Wednesday, October 24, 2007

cafe banana bread





Delicious slabs of brown banana bread, *ahem* just like you get in the cafe. I have been working on perfecting this recipe for a very long time (longer than I'd like to admit) and there have been many disasters along the way. I post it now because I think this is the best its gonna get for my home kitchen. Obviously add walnuts or chunks of banana to suit your taste- and I daresay some cream cheese frosting wouldn't go amiss. This was done in a 20cm x 20 cm super deep square teflon cake tin. A general rule of thumb is to use as many bananas as fit in the tin whole (with the skin on) and go from there.

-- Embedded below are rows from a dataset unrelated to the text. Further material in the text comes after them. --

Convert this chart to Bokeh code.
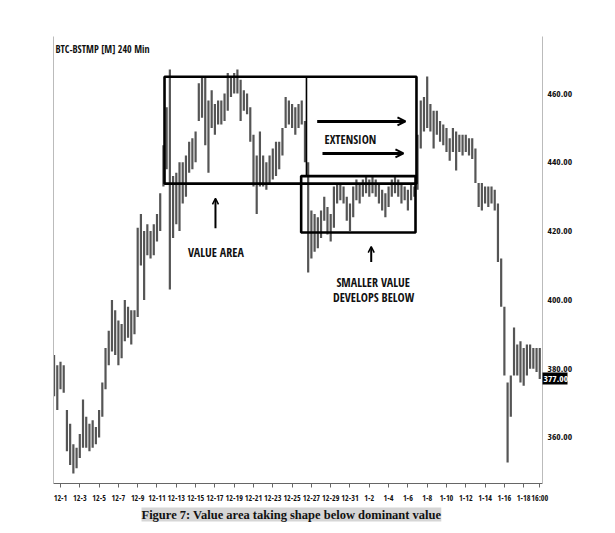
from bokeh.plotting import figure
from bokeh.models import (Range1d, LinearAxis, FixedTicker, Label, Arrow, OpenHead,
                          ColumnDataSource, PrintfTickFormatter, Title)
from bokeh.embed import file_html
from bokeh.resources import INLINE

# ---- data: 8-hour bars, x = days since 12-1 00:00 ----
bar_start = -2 / 3
bar_step = 1 / 3
bar_low = [372, 368, 374, 373, 356, 352, 349.5, 351, 354, 357, 357, 356,
           357, 358, 360, 366, 374, 381, 385, 384, 381, 383, 388, 389,
           387, 390, 395, 410, 400, 413, 412, 413, 417, 420, 433, 438,
           403, 418, 422, 420, 428, 430, 437, 438, 440, 452, 453, 445,
           437, 450, 448, 451, 451, 452, 455, 459, 460, 460, 452, 455,
           454, 446, 433, 425, 433, 433, 432, 434, 435, 436, 438, 442,
           450, 451, 450, 448, 450, 451, 440, 408, 412, 414, 415, 418,
           423, 419, 417, 421, 428, 429, 428, 423, 420, 424, 429, 428,
           430, 431, 430, 431, 430, 428, 426, 424, 427, 430, 431, 430,
           428, 429, 426, 429, 430, 432, 444, 449, 450, 449, 444, 448,
           446, 445, 443, 440.5, 443, 437.6, 443, 442, 443, 442, 441, 434,
           427, 426, 428, 427, 428, 426, 411, 398, 378, 352.7, 366, 378,
           378, 376, 375, 378, 380, 380, 379, 377]
bar_high = [384, 381, 382, 381, 368, 364, 358, 357, 361, 371, 366, 364,
            365, 363, 368, 376, 386, 391, 400, 397, 394, 393, 400, 398,
            397, 397, 421, 425, 420, 422, 420, 422, 425, 431, 445, 456,
            467, 436, 437, 440, 440, 442, 446, 447, 449, 463, 465, 465,
            458, 461, 457, 458, 458, 460, 466, 465, 466, 467, 464, 461,
            460, 456, 448, 442, 449, 442, 440, 442, 444, 446, 446, 450,
            459, 458, 457, 456, 457, 458, 452, 440, 426, 425, 424, 426,
            430, 427, 425, 433, 434, 434, 433, 430, 428, 433, 435, 434,
            435, 436, 435, 436, 435, 434, 432, 431, 433, 435, 436, 435,
            434, 433, 432, 434, 433, 448, 458, 459, 465, 457, 455, 455,
            452, 451, 450, 447, 450, 449, 448, 448, 448, 447, 447, 444,
            434, 434, 433, 433, 433, 432, 428, 412, 398, 376, 378, 392,
            387, 388, 386, 387, 387, 386, 386, 386]
bar_x = [bar_start + i * bar_step for i in range(len(bar_low))]

tick_pos = [0, 2, 4, 6, 8, 10, 12, 14, 16, 18, 20, 22, 24, 26, 28, 30,
            32, 34, 36, 38, 40, 42, 44, 46, 48, 49.67]
tick_lab = ["12-1", "12-3", "12-5", "12-7", "12-9", "12-11", "12-13", "12-15",
            "12-17", "12-19", "12-21", "12-23", "12-25", "12-27", "12-29", "12-31",
            "1-2", "1-4", "1-6", "1-8", "1-10", "1-12", "1-14", "1-16", "1-18", "16:00"]
price_ticks = [360, 380, 400, 420, 440, 460]
last_price = 377.0

# value areas (day offsets / prices)
va_x = [10.78, 36.89]
va_y = [433.8, 464.9]
va_split_x = 25.49
small_va_x = [24.94, 36.79]
small_va_y = [419.6, 436.0]

COND = "Open Sans Condensed"

p = figure(width=610, height=530, output_backend="svg", toolbar_location=None,
           x_range=Range1d(-0.725, 49.95), y_range=Range1d(346.6, 476.6),
           min_border_left=53, min_border_right=68, min_border_top=36,
           min_border_bottom=47, y_axis_location=None)
p.outline_line_color = None
p.grid.visible = False

# bottom date axis
xa = p.xaxis[0]
xa.ticker = FixedTicker(ticks=tick_pos)
xa.major_label_overrides = {t: l for t, l in zip(tick_pos, tick_lab)}
xa.major_label_text_font = COND
xa.major_label_text_font_style = "bold"
xa.major_label_text_font_size = "8px"
xa.major_label_text_color = "#111"
xa.major_tick_in = 0
xa.major_tick_out = 4
xa.minor_tick_out = 0
xa.minor_tick_in = 0
xa.axis_line_color = "#666"
xa.major_tick_line_color = "#666"
xa.major_label_standoff = 4

# right side, axis A: border line + last-price marker (black box, white text)
wA = 24  # approx. width of one price label
ma = LinearAxis(ticker=FixedTicker(ticks=[last_price]), formatter=PrintfTickFormatter(format="%.2f"))
ma.axis_line_color = "#bbb"
ma.major_tick_in = 0
ma.major_tick_out = wA + 1
ma.major_tick_line_width = 12
ma.major_tick_line_color = "black"
ma.major_tick_line_cap = "butt"
ma.minor_tick_in = 0
ma.minor_tick_out = 0
ma.major_label_standoff = -wA
ma.major_label_text_font = COND
ma.major_label_text_font_style = "bold"
ma.major_label_text_font_size = "9.5px"
ma.major_label_text_color = "white"
p.add_layout(ma, "right")

# axis B: price labels, pulled back next to the border line
ra = LinearAxis(ticker=FixedTicker(ticks=price_ticks), formatter=PrintfTickFormatter(format="%.2f"))
ra.major_label_text_font = COND
ra.major_label_text_font_style = "bold"
ra.major_label_text_font_size = "9.5px"
ra.major_label_text_color = "#111"
ra.major_tick_in = 0
ra.major_tick_out = 0
ra.minor_tick_in = 0
ra.minor_tick_out = 0
ra.axis_line_color = None
ra.major_label_standoff = -wA
p.add_layout(ra, "right")

# left border line
la = LinearAxis(ticker=FixedTicker(ticks=[]))
la.major_label_text_font_size = "0px"
la.major_tick_in = 0
la.major_tick_out = 0
la.minor_tick_in = 0
la.minor_tick_out = 0
la.axis_line_color = "#bbb"
p.add_layout(la, "left")

# price bars
src = ColumnDataSource(dict(x=bar_x, lo=bar_low, hi=bar_high))
p.segment(x0="x", y0="lo", x1="x", y1="hi", source=src, line_color="#555555", line_width=2.2)

# value area boxes
p.quad(left=[va_x[0]], right=[va_x[1]], bottom=[va_y[0]], top=[va_y[1]],
       fill_color=None, line_color="black", line_width=2.6)
p.segment(x0=[va_split_x], y0=[small_va_y[1]], x1=[va_split_x], y1=[va_y[1]],
          line_color="black", line_width=1.6)
p.quad(left=[small_va_x[0]], right=[small_va_x[1]], bottom=[small_va_y[0]], top=[small_va_y[1]],
       fill_color=None, line_color="black", line_width=2.6)

# arrows
p.add_layout(Arrow(x_start=26.6, y_start=451.9, x_end=35.75, y_end=451.9, line_width=3,
                   end=OpenHead(size=8, line_width=2)))
p.add_layout(Arrow(x_start=27.15, y_start=442.6, x_end=35.54, y_end=442.6, line_width=3,
                   end=OpenHead(size=8, line_width=2)))
p.add_layout(Arrow(x_start=16.06, y_start=420.8, x_end=16.06, y_end=429.5, line_width=2,
                   end=OpenHead(size=6, line_width=1.5)))
p.add_layout(Arrow(x_start=32.2, y_start=411.0, x_end=32.2, y_end=415.5, line_width=2,
                   end=OpenHead(size=6, line_width=1.5)))

def note(x, y, t, size="12px"):
    p.add_layout(Label(x=x, y=y, text=t, text_font=COND, text_font_style="bold",
                       text_font_size=size, text_align="center", text_baseline="middle",
                       text_color="#111"))

note(30.05, 446.6, "EXTENSION")
note(16.1, 413.9, "VALUE AREA")
note(32.4, 405.1, "SMALLER VALUE")
note(32.45, 400.6, "DEVELOPS BELOW")

# chart title (top-left inside the frame)
p.add_layout(Label(x=2, y=435, x_units="screen", y_units="screen", text="BTC-BSTMP [M] 240 Min",
                   text_font=COND, text_font_style="bold", text_font_size="10px",
                   text_baseline="middle", text_color="#111"))

# caption
cap = Title(text="Figure 7: Value area taking shape below dominant value", align="left",
            offset=88, standoff=0, text_font="Liberation Serif", text_font_style="bold",
            text_font_size="12.5px", text_color="#111", background_fill_color="#d6d6d6")
p.add_layout(cap, "below")

open("out.html", "w").write(file_html(p, INLINE))
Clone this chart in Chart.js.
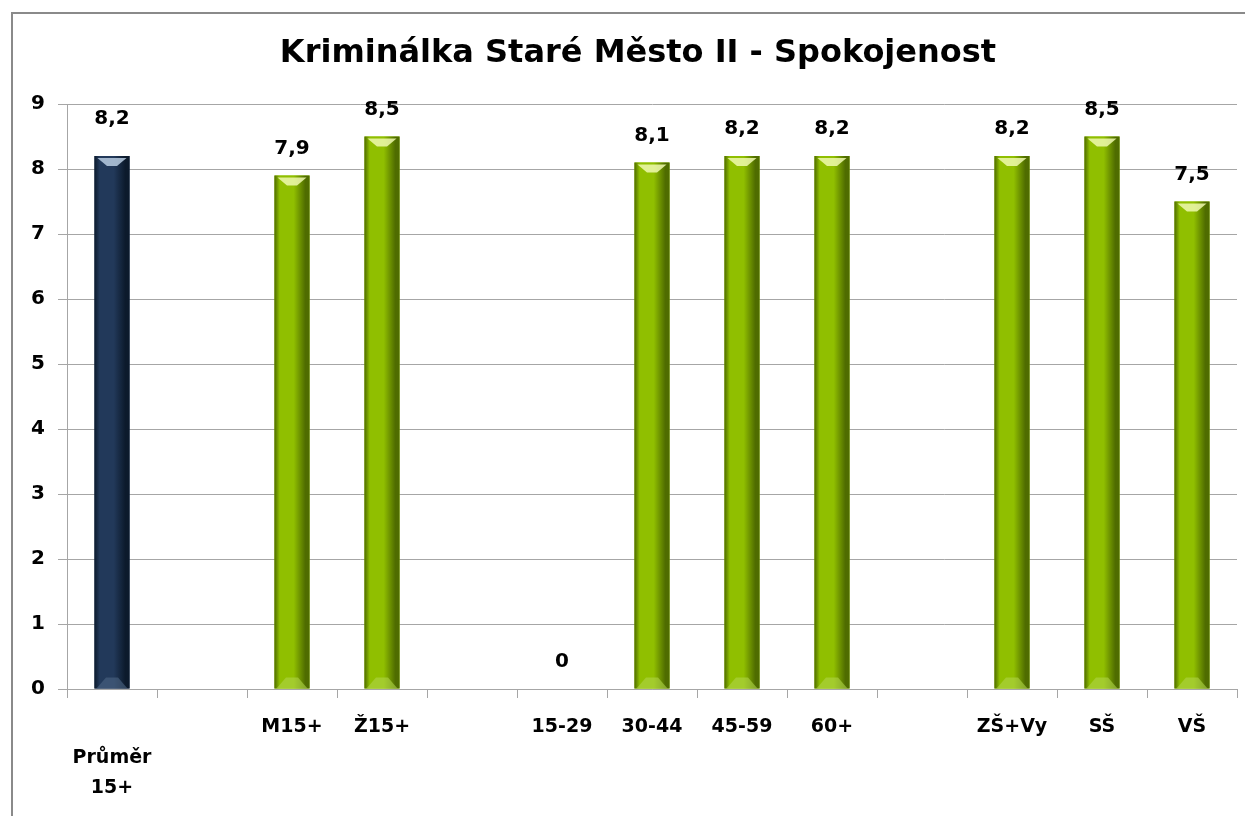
<!DOCTYPE html>
<html>
<head>
<meta charset="utf-8">
<script src="https://cdn.jsdelivr.net/npm/chart.js@4.4.1/dist/chart.umd.min.js"></script>
<style>
    html, body { margin: 0; padding: 0; background: #ffffff; }
    #wrap { width: 1245px; height: 816px; position: relative; }
</style>
</head>
<body>
<div id="wrap"><canvas id="satChart"></canvas></div>
<script>
// Data
const categories = [
    ['', 'Průměr', '15+'], '', 'M15+', 'Ž15+', '', '15-29', '30-44', '45-59', '60+', '', 'ZŠ+Vy', 'SŠ', 'VŠ'
];
const averageValues = [8.2, null, null, null, null, null, null, null, null, null, null, null, null];
const groupValues = [null, null, 7.9, 8.5, null, 0, 8.1, 8.2, 8.2, null, 8.2, 8.5, 7.5];
const yTicks = [0, 1, 2, 3, 4, 5, 6, 7, 8, 9];
const chartTitle = 'Kriminálka Staré Město II - Spokojenost';

const FONT = '"DejaVu Sans", Verdana, sans-serif';

const palette = {
    navy: { dark: '#0c1a2c', mid: '#22395a', top: '#b9cde2', bottom: '#4d6584' },
    green: { dark: '#4f6c00', mid: '#90bf00', top: '#f0f9b0', bottom: '#b0d64a' },
    grid: '#a6a6a6',
    frame: '#8a8a8a'
};

// frame + title, then the bevelled look over each bar and the value labels
const barDecor = {
    id: 'barDecor',
    beforeDraw: function(chart) {
        const c = chart.ctx;
        c.save();
        c.fillStyle = '#ffffff';
        c.fillRect(0, 0, chart.width, chart.height);
        c.strokeStyle = palette.frame;
        c.lineWidth = 2;
        c.strokeRect(12, 13, chart.width + 50, chart.height + 50);
        c.fillStyle = '#000000';
        c.font = 'bold 32px ' + FONT;
        c.textAlign = 'center';
        c.textBaseline = 'middle';
        c.fillText(chartTitle, 638, 54);
        c.restore();
    },
    afterDatasetsDraw: function(chart) {
        const c = chart.ctx;
        chart.data.datasets.forEach((ds, di) => {
            const meta = chart.getDatasetMeta(di);
            const col = palette[ds.tone];
            meta.data.forEach((el, i) => {
                const v = ds.data[i];
                if (v === null || v === undefined) return;
                const p = el.getProps(['x', 'y', 'base', 'width'], true);
                const left = p.x - p.width / 2;
                const right = p.x + p.width / 2;
                const h = p.base - p.y;
                c.save();
                if (h > 1) {
                    const g = c.createLinearGradient(left, 0, right, 0);
                    g.addColorStop(0, col.dark);
                    g.addColorStop(0.15, col.mid);
                    g.addColorStop(0.55, col.mid);
                    g.addColorStop(0.88, col.dark);
                    g.addColorStop(1, col.dark);
                    c.fillStyle = g;
                    c.fillRect(left, p.y, p.width, h);
                    // top bevel
                    c.globalAlpha = 0.85;
                    c.fillStyle = col.top;
                    c.beginPath();
                    c.moveTo(left + 3, p.y + 2);
                    c.lineTo(right - 3, p.y + 2);
                    c.lineTo(p.x + 5, p.y + 10);
                    c.lineTo(p.x - 5, p.y + 10);
                    c.closePath();
                    c.fill();
                    // bottom bevel
                    c.globalAlpha = 0.6;
                    c.fillStyle = col.bottom;
                    c.beginPath();
                    c.moveTo(left + 2, p.base);
                    c.lineTo(right - 2, p.base);
                    c.lineTo(p.x + 6, p.base - 11);
                    c.lineTo(p.x - 6, p.base - 11);
                    c.closePath();
                    c.fill();
                }
                c.globalAlpha = 1;
                c.fillStyle = '#000000';
                c.font = 'bold 20px ' + FONT;
                c.textAlign = 'center';
                c.textBaseline = 'bottom';
                c.fillText(String(v).replace('.', ','), p.x, p.y - ds.labelGap);
                c.restore();
            });
        });
    }
};

const ctx = document.getElementById('satChart').getContext('2d');
new Chart(ctx, {
    type: 'bar',
    data: {
        labels: categories,
        datasets: [
            {
                label: 'Průměr',
                data: averageValues,
                tone: 'navy',
                labelGap: 27,
                backgroundColor: palette.navy.mid,
                borderWidth: 0,
                grouped: false,
                barPercentage: 0.39,
                categoryPercentage: 1
            },
            {
                label: 'Skupiny',
                data: groupValues,
                tone: 'green',
                labelGap: 17,
                backgroundColor: palette.green.mid,
                borderWidth: 0,
                grouped: false,
                barPercentage: 0.39,
                categoryPercentage: 1
            }
        ]
    },
    options: {
        responsive: true,
        maintainAspectRatio: false,
        animation: false,
        layout: {
            padding: { top: 104, left: 0, right: 8, bottom: 0 }
        },
        plugins: {
            legend: { display: false },
            tooltip: { enabled: false },
            title: { display: false }
        },
        scales: {
            y: {
                min: 0,
                max: 9,
                afterFit: function(scale) { scale.width = 67; },
                afterBuildTicks: function(scale) {
                    scale.ticks = yTicks.map(v => ({ value: v }));
                },
                grid: {
                    color: palette.grid,
                    tickLength: 9,
                    drawTicks: true
                },
                border: { color: palette.grid },
                ticks: {
                    padding: 13,
                    color: '#000000',
                    font: { family: FONT, size: 20, weight: 'bold' }
                }
            },
            x: {
                afterFit: function(scale) { scale.height = 127; },
                grid: {
                    offset: true,
                    drawOnChartArea: false,
                    tickLength: 9,
                    color: palette.grid
                },
                border: { color: palette.grid },
                ticks: {
                    autoSkip: false,
                    maxRotation: 0,
                    padding: 14,
                    color: '#000000',
                    font: { family: FONT, size: 19, weight: 'bold', lineHeight: 1.6 }
                }
            }
        }
    },
    plugins: [barDecor]
});
</script>
</body>
</html>
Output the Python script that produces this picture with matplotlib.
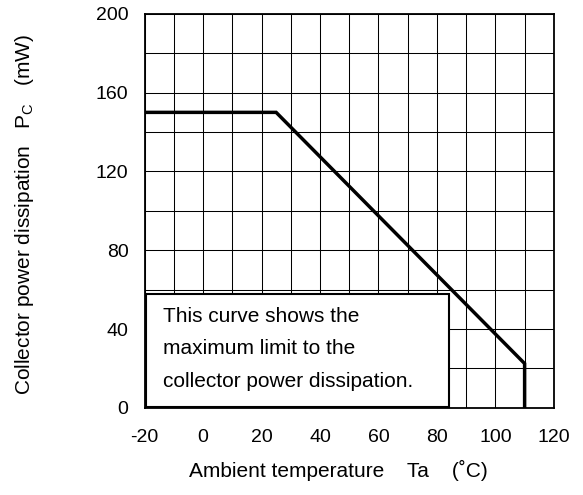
import matplotlib
matplotlib.use("Agg")
import matplotlib.pyplot as plt
from matplotlib.patches import Rectangle

plt.rcParams['font.family'] = ['Liberation Sans', 'DejaVu Sans']
plt.rcParams['axes.unicode_minus'] = False

temp = [-20, 25, 110, 110]
power = [150, 150, 22.5, 0]

xticks = [-20, 0, 20, 40, 60, 80, 100, 120]
yticks = [0, 40, 80, 120, 160, 200]
note = "This curve shows the\nmaximum limit to the\ncollector power dissipation."

fig = plt.figure(figsize=(5.83, 4.95), dpi=100)
ax = fig.add_axes([0.248, 0.176, 0.702, 0.796])
ax.set_xlim(-20, 120)
ax.set_ylim(0, 200)
ax.set_xticks(xticks)
ax.set_yticks(yticks)
ax.set_xticks(range(-20, 121, 10), minor=True)
ax.set_yticks(range(0, 201, 20), minor=True)
ax.grid(which='both', color='black', linewidth=0.75)
ax.set_axisbelow(True)
ax.tick_params(which='both', length=0, labelsize=14)
ax.tick_params(axis='x', pad=15)
ax.tick_params(axis='y', pad=11.5)
for s in ax.spines.values():
    s.set_linewidth(1.3)

box = Rectangle((-19.5, 0.3), 103.6, 57.6, facecolor='white', edgecolor='black', linewidth=1.5, zorder=3)
ax.add_patch(box)
ax.text(-13.7, 30, note, fontsize=15, va='center', ha='left', linespacing=1.9, zorder=4)

ax.plot(temp, power, color='black', linewidth=2.5, zorder=5, solid_joinstyle='miter')

ax.set_xlabel("Ambient temperature    Ta    (˚C)", fontsize=15)
ax.set_ylabel("Collector power dissipation   P$_\\mathregular{C}$   (mW)", fontsize=15)
ax.xaxis.set_label_coords(0.4725, -0.132)
ax.yaxis.set_label_coords(-0.265, 0.49)

fig.savefig("out.png", dpi=100)
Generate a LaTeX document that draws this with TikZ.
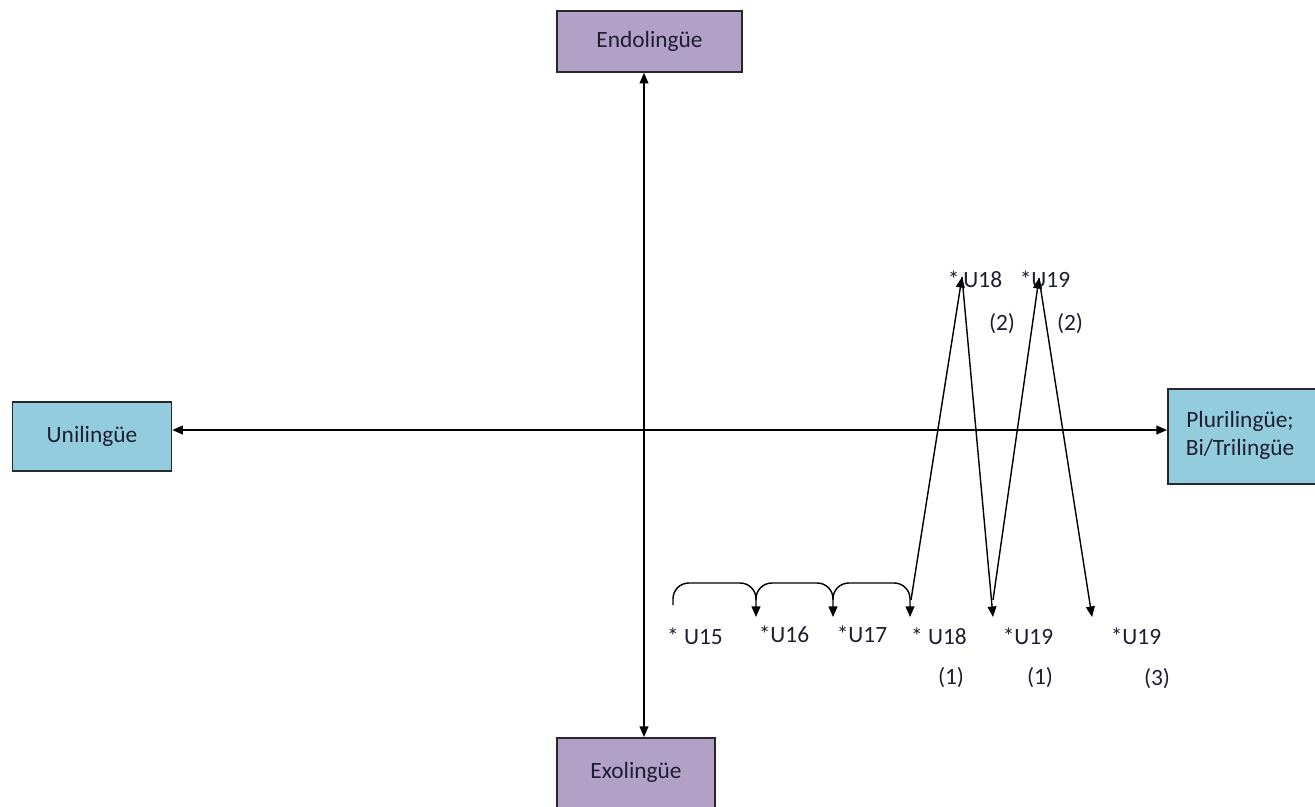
\documentclass[tikz,border=0pt]{standalone}
\usepackage{fontspec}
\setmainfont{Carlito}
\usetikzlibrary{arrows.meta}
\definecolor{boxpurple}{RGB}{178,161,199}
\definecolor{boxblue}{RGB}{147,205,221}
\definecolor{boxline}{RGB}{40,40,40}
\definecolor{labtext}{RGB}{30,30,50}
\begin{document}
\begin{tikzpicture}[x=0.02cm,y=-0.02cm,
  every node/.style={font=\fontsize{13.3}{16}\selectfont, text=labtext},
  pole/.style={draw=boxline, line width=0.9pt, inner sep=0pt},
  axis/.style={line width=0.8pt, {Triangle[length=6pt,width=5pt]}-{Triangle[length=6pt,width=5pt]}},
  hop/.style={line width=0.8pt, -{Triangle[length=6pt,width=5pt]}},
  tag/.style={inner sep=0pt}]
\clip (0,0) rectangle (1315,806);

% four poles
\node[pole, fill=boxpurple, minimum width=185*0.02cm, minimum height=61*0.02cm] (endo) at (649.5,41.5) {Endolingüe};
\node[pole, fill=boxpurple, minimum width=158*0.02cm, minimum height=100*0.02cm, anchor=north] (exo) at (636,737) {};
\node[tag] at (636,772) {Exolingüe};
\node[pole, fill=boxblue, minimum width=159*0.02cm, minimum height=69*0.02cm] (uni) at (92,436.5) {Unilingüe};
\node[pole, fill=boxblue, minimum width=150*0.02cm, minimum height=95*0.02cm, anchor=north west] (pluri) at (1167,388) {};
\node[tag, align=center] at (1240,435) {Plurilingüe;\\Bi/Trilingüe};

% axes
\draw[axis] (endo.south -| 644,0) -- (exo.north -| 644,0);
\draw[axis] (uni.east |- 0,430) -- (pluri.west |- 0,430);

% unit labels
\node[tag] (u15) at (695,636) {* U15};
\node[tag] (u16) at (784,634) {*U16};
\node[tag] (u17) at (862,634) {*U17};
\node[tag] (u18a) at (939,636) {* U18};
\node[tag] (u19a) at (1028,636) {*U19};
\node[tag] (u19c) at (1136,636) {*U19};
\node[tag] at (951,678) {(1)};
\node[tag] at (1040,678) {(1)};
\node[tag] at (1157,679) {(3)};
\node[tag] (u18b) at (975,279) {*\,U18};
\node[tag] (u19b) at (1045,279) {*U19};
\node[tag] at (1002,324) {(2)};
\node[tag] at (1070,324) {(2)};

% arrow end points
\coordinate (s15) at (673,605);
\coordinate (t16) at (756,617);
\coordinate (t17) at (833,617);
\coordinate (t18) at (910,617);
\coordinate (s18) at (911,600);
\coordinate (top18) at (962,277);
\coordinate (t19a) at (993,617);
\coordinate (s19a) at (993,600);
\coordinate (top19) at (1039,278);
\coordinate (t19c) at (1092,617);

% steps along the lower row
\draw[hop, rounded corners=9] (s15) -- (673,583) -- (756,583) -- (t16);
\draw[hop, rounded corners=9] (756,600) -- (756,583) -- (833,583) -- (t17);
\draw[hop, rounded corners=9] (833,600) -- (833,583) -- (910,583) -- (t18);

% zigzag between the two rows
\draw[hop] (s18) -- (top18);
\draw[hop] (top18) -- (t19a);
\draw[hop] (s19a) -- (top19);
\draw[hop] (top19) -- (t19c);
\end{tikzpicture}
\end{document}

It sure is alot of bananas!

Ingredients:

Bananas, roughly 10 small to medium size, spotted ripe
3 1/2 cups self- raising flour (do not substitute)
2 cups brown sugar, lightly packed
5 X medium eggs (50-60g)
1 tbsp vanilla extract
50 g butter, melted
1 tsp salt
2 tsp cinnamon
1 tsp mixed spice
1/2 tsp cardamom

Method:
(preheat the oven to 140°C / 275°F / Gas Mark 1)

1. In a big bowl, peel and break the bananas into chunks. Mash this well with a potato masher. Pour in the vanilla, melted butter, and crack the eggs in, stirring until everything is a unified mixture.

2. In another bowl, place flour, salt, spices, and brown sugar. Mix this with your hands, breaking up any lumps of brown sugar as you mix.

3. Grease the cake tin with butter, and place strips of wax paper going both ways so that they over hang by at least 2 inches over the edges of the tin. This will make it easier to lift out when its done, and it is important to grease the pan now so that when the flour activates with the liquid ingredients it will spend little or no time waiting to go in the oven.

4. Pour the flour mixture into the banana mixture and fold until you have a uniform batter. Pour this into the tin and quickly place on the middle shelf of your oven. Bake for 1 hr and 20 min, or until when you push down the top there is no squidgyness underneath the crust, and when a skewer comes out clean. Keep your eye on the temperature as every oven varies. Store at room temperature.